» Provided entries:
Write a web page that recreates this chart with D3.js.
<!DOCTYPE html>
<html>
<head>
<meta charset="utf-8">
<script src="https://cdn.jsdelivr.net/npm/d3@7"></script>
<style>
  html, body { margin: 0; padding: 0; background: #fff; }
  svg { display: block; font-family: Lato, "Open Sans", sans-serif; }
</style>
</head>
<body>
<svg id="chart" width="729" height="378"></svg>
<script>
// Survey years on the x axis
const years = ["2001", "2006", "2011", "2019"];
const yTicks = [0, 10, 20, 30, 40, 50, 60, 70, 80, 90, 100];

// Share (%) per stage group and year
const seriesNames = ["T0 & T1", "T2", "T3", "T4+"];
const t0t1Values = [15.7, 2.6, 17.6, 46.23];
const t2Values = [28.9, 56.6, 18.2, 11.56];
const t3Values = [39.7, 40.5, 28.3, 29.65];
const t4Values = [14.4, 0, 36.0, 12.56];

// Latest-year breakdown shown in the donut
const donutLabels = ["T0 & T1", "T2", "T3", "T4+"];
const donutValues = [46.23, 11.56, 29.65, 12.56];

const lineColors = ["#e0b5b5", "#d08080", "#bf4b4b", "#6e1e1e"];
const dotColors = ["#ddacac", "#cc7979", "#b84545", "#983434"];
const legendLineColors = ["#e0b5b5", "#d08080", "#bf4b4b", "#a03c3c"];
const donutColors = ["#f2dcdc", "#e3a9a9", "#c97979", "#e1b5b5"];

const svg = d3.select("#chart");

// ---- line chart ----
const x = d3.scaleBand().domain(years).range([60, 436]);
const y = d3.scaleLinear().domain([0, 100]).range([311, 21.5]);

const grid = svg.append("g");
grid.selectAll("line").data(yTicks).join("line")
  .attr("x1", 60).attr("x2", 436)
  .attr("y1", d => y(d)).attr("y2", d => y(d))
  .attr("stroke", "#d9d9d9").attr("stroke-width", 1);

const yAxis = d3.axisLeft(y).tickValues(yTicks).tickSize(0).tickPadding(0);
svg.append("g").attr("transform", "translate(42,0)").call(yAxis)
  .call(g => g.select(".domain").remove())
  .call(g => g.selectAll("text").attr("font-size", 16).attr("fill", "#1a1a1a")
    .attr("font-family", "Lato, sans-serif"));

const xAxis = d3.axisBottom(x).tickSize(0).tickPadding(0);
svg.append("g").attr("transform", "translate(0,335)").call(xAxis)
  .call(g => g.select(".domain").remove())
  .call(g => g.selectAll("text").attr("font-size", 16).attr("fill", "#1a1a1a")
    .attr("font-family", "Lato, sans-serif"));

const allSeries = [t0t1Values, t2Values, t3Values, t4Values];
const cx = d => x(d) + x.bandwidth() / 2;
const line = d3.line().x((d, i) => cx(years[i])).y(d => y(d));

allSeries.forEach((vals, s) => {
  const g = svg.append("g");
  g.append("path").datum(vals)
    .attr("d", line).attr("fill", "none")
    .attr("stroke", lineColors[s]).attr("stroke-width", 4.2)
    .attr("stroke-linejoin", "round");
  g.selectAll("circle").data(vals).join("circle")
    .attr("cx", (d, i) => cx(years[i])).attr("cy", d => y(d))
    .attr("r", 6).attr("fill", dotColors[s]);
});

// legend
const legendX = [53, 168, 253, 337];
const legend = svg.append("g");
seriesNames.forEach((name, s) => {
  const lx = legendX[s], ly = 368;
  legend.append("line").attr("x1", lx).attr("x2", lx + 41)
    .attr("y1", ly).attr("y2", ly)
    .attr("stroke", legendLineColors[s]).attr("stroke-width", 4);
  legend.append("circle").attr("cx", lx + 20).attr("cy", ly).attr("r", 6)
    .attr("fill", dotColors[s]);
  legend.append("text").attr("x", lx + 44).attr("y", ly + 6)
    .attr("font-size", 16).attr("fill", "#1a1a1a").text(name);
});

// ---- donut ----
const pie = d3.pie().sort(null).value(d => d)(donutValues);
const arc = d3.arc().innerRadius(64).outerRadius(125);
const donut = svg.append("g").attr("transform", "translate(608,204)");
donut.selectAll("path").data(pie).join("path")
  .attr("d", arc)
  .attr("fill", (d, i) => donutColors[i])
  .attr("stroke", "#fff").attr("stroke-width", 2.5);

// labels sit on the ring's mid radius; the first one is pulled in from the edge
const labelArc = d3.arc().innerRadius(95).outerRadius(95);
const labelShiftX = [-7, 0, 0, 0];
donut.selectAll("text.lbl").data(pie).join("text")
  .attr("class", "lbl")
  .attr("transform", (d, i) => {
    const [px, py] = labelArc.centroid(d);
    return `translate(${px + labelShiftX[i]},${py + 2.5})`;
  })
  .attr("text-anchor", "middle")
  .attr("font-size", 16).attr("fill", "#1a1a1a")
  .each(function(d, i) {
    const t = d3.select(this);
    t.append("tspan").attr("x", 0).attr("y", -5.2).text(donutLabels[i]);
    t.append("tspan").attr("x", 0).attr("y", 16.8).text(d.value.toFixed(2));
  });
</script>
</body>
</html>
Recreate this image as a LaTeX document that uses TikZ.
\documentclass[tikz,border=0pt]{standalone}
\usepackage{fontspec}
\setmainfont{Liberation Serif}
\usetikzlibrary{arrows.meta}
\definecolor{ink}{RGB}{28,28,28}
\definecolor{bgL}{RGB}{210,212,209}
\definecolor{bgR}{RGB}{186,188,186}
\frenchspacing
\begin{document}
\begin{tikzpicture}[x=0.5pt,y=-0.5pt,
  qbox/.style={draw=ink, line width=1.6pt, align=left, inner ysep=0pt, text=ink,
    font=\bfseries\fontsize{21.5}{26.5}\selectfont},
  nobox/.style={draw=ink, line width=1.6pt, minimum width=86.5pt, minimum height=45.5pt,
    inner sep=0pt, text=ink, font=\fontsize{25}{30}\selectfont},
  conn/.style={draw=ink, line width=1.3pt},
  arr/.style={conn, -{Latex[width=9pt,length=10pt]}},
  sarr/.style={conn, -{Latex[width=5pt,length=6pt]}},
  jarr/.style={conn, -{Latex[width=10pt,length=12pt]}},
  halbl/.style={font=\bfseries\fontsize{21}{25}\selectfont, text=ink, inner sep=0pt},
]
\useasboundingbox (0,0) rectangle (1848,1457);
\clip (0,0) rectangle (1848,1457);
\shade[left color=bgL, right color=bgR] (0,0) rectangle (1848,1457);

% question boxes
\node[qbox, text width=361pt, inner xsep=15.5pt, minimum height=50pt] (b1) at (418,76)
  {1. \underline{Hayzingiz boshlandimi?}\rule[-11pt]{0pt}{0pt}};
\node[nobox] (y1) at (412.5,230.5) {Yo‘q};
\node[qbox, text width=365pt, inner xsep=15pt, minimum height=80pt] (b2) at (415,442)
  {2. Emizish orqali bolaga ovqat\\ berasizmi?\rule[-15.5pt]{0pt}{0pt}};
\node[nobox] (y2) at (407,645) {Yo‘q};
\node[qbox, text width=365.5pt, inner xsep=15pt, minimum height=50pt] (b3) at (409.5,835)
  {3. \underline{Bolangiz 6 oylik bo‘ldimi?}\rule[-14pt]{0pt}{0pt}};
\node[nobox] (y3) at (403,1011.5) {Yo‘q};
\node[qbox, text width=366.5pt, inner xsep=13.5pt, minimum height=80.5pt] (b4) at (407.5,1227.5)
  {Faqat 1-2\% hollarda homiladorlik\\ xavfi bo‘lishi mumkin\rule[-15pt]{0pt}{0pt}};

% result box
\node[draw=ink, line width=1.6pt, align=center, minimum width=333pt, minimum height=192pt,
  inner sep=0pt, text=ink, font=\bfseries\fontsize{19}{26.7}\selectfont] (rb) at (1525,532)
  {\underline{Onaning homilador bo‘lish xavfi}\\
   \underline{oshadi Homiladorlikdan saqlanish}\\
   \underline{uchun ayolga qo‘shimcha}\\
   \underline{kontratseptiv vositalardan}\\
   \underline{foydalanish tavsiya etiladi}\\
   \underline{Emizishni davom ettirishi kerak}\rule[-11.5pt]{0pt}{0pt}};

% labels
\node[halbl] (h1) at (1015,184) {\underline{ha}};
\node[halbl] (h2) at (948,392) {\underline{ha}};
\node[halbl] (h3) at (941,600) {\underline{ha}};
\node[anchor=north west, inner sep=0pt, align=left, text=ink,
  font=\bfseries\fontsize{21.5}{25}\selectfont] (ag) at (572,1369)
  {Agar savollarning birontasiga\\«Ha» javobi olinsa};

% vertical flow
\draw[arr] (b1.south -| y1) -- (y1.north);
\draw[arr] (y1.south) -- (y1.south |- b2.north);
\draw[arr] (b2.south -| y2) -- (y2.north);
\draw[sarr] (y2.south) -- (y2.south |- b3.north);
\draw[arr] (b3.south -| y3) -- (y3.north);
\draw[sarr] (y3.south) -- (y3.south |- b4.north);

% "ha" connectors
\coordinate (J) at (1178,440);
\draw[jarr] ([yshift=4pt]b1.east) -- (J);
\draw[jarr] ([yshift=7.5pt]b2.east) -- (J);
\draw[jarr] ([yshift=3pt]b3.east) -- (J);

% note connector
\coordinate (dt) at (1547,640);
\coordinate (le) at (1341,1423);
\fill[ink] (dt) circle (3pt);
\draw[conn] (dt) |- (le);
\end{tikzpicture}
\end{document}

» Task goal: Starting at the line that holds "Recreate this image", copy each line exactly and stop after the line that holds "1-2\% hollarda homiladorlik\\".

» Worked answer:
Recreate this image as a LaTeX document that uses TikZ.
\documentclass[tikz,border=0pt]{standalone}
\usepackage{fontspec}
\setmainfont{Liberation Serif}
\usetikzlibrary{arrows.meta}
\definecolor{ink}{RGB}{28,28,28}
\definecolor{bgL}{RGB}{210,212,209}
\definecolor{bgR}{RGB}{186,188,186}
\frenchspacing
\begin{document}
\begin{tikzpicture}[x=0.5pt,y=-0.5pt,
  qbox/.style={draw=ink, line width=1.6pt, align=left, inner ysep=0pt, text=ink,
    font=\bfseries\fontsize{21.5}{26.5}\selectfont},
  nobox/.style={draw=ink, line width=1.6pt, minimum width=86.5pt, minimum height=45.5pt,
    inner sep=0pt, text=ink, font=\fontsize{25}{30}\selectfont},
  conn/.style={draw=ink, line width=1.3pt},
  arr/.style={conn, -{Latex[width=9pt,length=10pt]}},
  sarr/.style={conn, -{Latex[width=5pt,length=6pt]}},
  jarr/.style={conn, -{Latex[width=10pt,length=12pt]}},
  halbl/.style={font=\bfseries\fontsize{21}{25}\selectfont, text=ink, inner sep=0pt},
]
\useasboundingbox (0,0) rectangle (1848,1457);
\clip (0,0) rectangle (1848,1457);
\shade[left color=bgL, right color=bgR] (0,0) rectangle (1848,1457);

% question boxes
\node[qbox, text width=361pt, inner xsep=15.5pt, minimum height=50pt] (b1) at (418,76)
  {1. \underline{Hayzingiz boshlandimi?}\rule[-11pt]{0pt}{0pt}};
\node[nobox] (y1) at (412.5,230.5) {Yo‘q};
\node[qbox, text width=365pt, inner xsep=15pt, minimum height=80pt] (b2) at (415,442)
  {2. Emizish orqali bolaga ovqat\\ berasizmi?\rule[-15.5pt]{0pt}{0pt}};
\node[nobox] (y2) at (407,645) {Yo‘q};
\node[qbox, text width=365.5pt, inner xsep=15pt, minimum height=50pt] (b3) at (409.5,835)
  {3. \underline{Bolangiz 6 oylik bo‘ldimi?}\rule[-14pt]{0pt}{0pt}};
\node[nobox] (y3) at (403,1011.5) {Yo‘q};
\node[qbox, text width=366.5pt, inner xsep=13.5pt, minimum height=80.5pt] (b4) at (407.5,1227.5)
  {Faqat 1-2\% hollarda homiladorlik\\ xavfi bo‘lishi mumkin\rule[-15pt]{0pt}{0pt}};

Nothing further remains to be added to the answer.